#### TASK DETAILS
Your task is to copy the listing exactly, with the pictures left out.
=-=-=-=-=
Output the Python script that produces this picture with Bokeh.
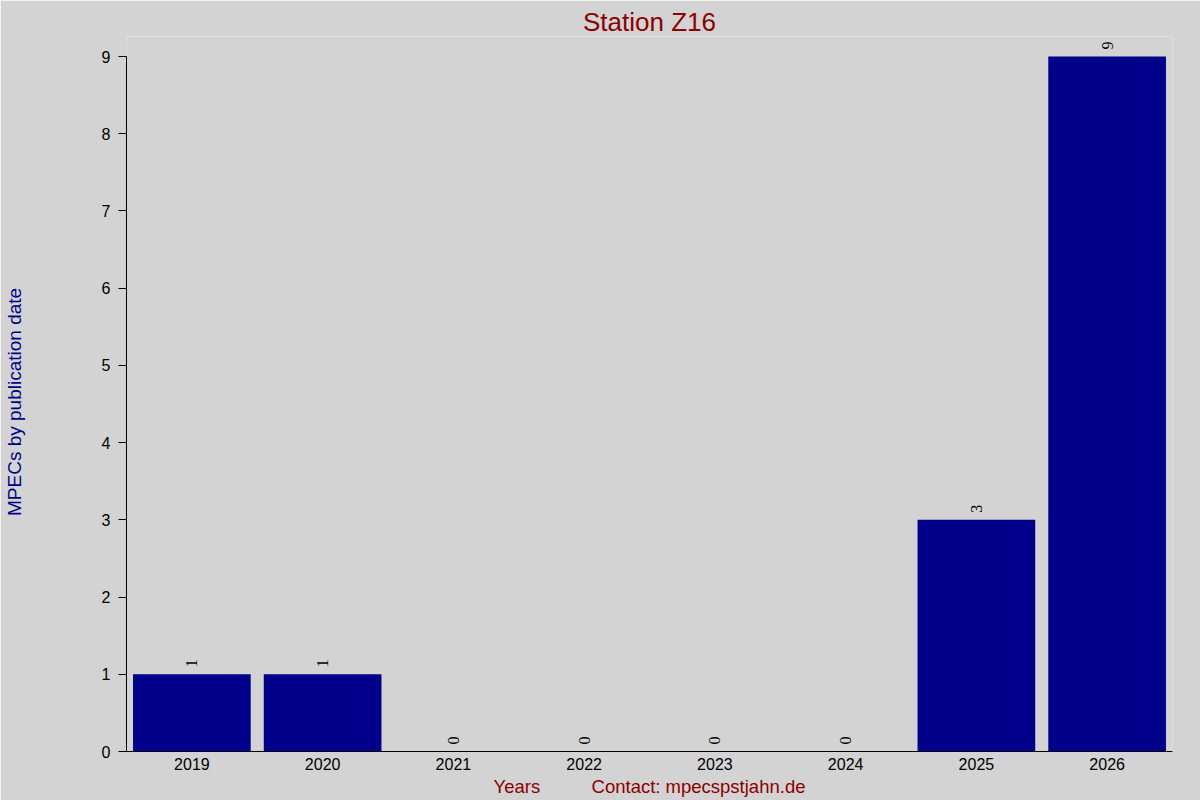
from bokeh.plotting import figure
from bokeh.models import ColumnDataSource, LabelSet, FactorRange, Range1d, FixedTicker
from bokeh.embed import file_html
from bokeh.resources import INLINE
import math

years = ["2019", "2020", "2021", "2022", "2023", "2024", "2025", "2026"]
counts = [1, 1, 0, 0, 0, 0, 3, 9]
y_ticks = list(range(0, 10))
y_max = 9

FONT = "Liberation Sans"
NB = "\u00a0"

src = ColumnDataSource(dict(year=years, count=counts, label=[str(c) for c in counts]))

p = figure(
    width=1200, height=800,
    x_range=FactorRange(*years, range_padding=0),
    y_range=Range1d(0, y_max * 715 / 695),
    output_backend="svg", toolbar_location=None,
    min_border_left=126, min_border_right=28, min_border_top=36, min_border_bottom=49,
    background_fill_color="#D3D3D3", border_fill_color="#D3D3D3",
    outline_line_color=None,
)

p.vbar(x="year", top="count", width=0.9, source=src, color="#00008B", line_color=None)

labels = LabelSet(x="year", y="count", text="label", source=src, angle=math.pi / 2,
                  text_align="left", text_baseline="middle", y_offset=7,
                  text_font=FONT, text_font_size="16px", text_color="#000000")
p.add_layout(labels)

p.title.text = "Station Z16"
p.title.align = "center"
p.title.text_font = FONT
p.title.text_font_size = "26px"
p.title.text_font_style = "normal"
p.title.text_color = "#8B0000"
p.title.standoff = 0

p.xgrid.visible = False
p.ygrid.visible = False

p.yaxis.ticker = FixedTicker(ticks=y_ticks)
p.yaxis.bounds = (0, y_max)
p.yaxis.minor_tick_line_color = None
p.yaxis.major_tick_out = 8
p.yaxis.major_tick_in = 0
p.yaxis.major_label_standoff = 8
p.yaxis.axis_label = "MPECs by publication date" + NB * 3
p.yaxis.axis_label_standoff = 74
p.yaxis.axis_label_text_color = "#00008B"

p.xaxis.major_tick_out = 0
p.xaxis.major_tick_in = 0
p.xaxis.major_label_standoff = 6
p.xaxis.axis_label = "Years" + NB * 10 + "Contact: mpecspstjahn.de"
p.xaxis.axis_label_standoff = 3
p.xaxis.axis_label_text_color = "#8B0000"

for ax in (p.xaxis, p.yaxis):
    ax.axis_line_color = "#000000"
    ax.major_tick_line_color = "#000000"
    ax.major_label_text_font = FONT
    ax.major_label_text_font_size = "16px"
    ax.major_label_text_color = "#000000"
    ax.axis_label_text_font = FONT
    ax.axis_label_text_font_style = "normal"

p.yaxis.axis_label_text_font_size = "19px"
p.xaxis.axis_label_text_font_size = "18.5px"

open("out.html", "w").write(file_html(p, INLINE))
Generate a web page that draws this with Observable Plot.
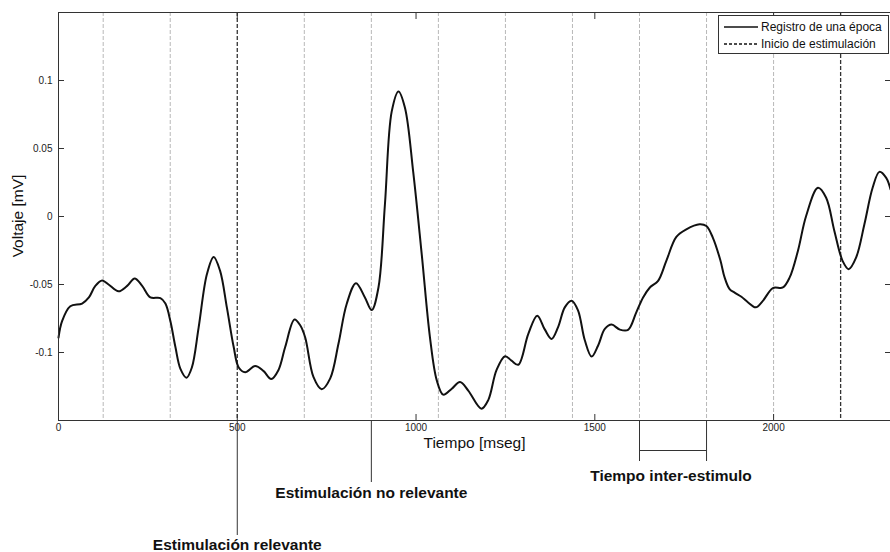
=-=-=-=-=
#### THE ANSWER
Output the Python script that produces this picture with Bokeh.
from bokeh.plotting import figure
from bokeh.models import ColumnDataSource, LabelSet, FactorRange, Range1d, FixedTicker
from bokeh.embed import file_html
from bokeh.resources import INLINE
import math

years = ["2019", "2020", "2021", "2022", "2023", "2024", "2025", "2026"]
counts = [1, 1, 0, 0, 0, 0, 3, 9]
y_ticks = list(range(0, 10))
y_max = 9

FONT = "Liberation Sans"
NB = "\u00a0"

src = ColumnDataSource(dict(year=years, count=counts, label=[str(c) for c in counts]))

p = figure(
    width=1200, height=800,
    x_range=FactorRange(*years, range_padding=0),
    y_range=Range1d(0, y_max * 715 / 695),
    output_backend="svg", toolbar_location=None,
    min_border_left=126, min_border_right=28, min_border_top=36, min_border_bottom=49,
    background_fill_color="#D3D3D3", border_fill_color="#D3D3D3",
    outline_line_color=None,
)

p.vbar(x="year", top="count", width=0.9, source=src, color="#00008B", line_color=None)

labels = LabelSet(x="year", y="count", text="label", source=src, angle=math.pi / 2,
                  text_align="left", text_baseline="middle", y_offset=7,
                  text_font=FONT, text_font_size="16px", text_color="#000000")
p.add_layout(labels)

p.title.text = "Station Z16"
p.title.align = "center"
p.title.text_font = FONT
p.title.text_font_size = "26px"
p.title.text_font_style = "normal"
p.title.text_color = "#8B0000"
p.title.standoff = 0

p.xgrid.visible = False
p.ygrid.visible = False

p.yaxis.ticker = FixedTicker(ticks=y_ticks)
p.yaxis.bounds = (0, y_max)
p.yaxis.minor_tick_line_color = None
p.yaxis.major_tick_out = 8
p.yaxis.major_tick_in = 0
p.yaxis.major_label_standoff = 8
p.yaxis.axis_label = "MPECs by publication date" + NB * 3
p.yaxis.axis_label_standoff = 74
p.yaxis.axis_label_text_color = "#00008B"

p.xaxis.major_tick_out = 0
p.xaxis.major_tick_in = 0
p.xaxis.major_label_standoff = 6
p.xaxis.axis_label = "Years" + NB * 10 + "Contact: mpecspstjahn.de"
p.xaxis.axis_label_standoff = 3
p.xaxis.axis_label_text_color = "#8B0000"

for ax in (p.xaxis, p.yaxis):
    ax.axis_line_color = "#000000"
    ax.major_tick_line_color = "#000000"
    ax.major_label_text_font = FONT
    ax.major_label_text_font_size = "16px"
    ax.major_label_text_color = "#000000"
    ax.axis_label_text_font = FONT
    ax.axis_label_text_font_style = "normal"

p.yaxis.axis_label_text_font_size = "19px"
p.xaxis.axis_label_text_font_size = "18.5px"

open("out.html", "w").write(file_html(p, INLINE))
Generate a web page that draws this with Observable Plot.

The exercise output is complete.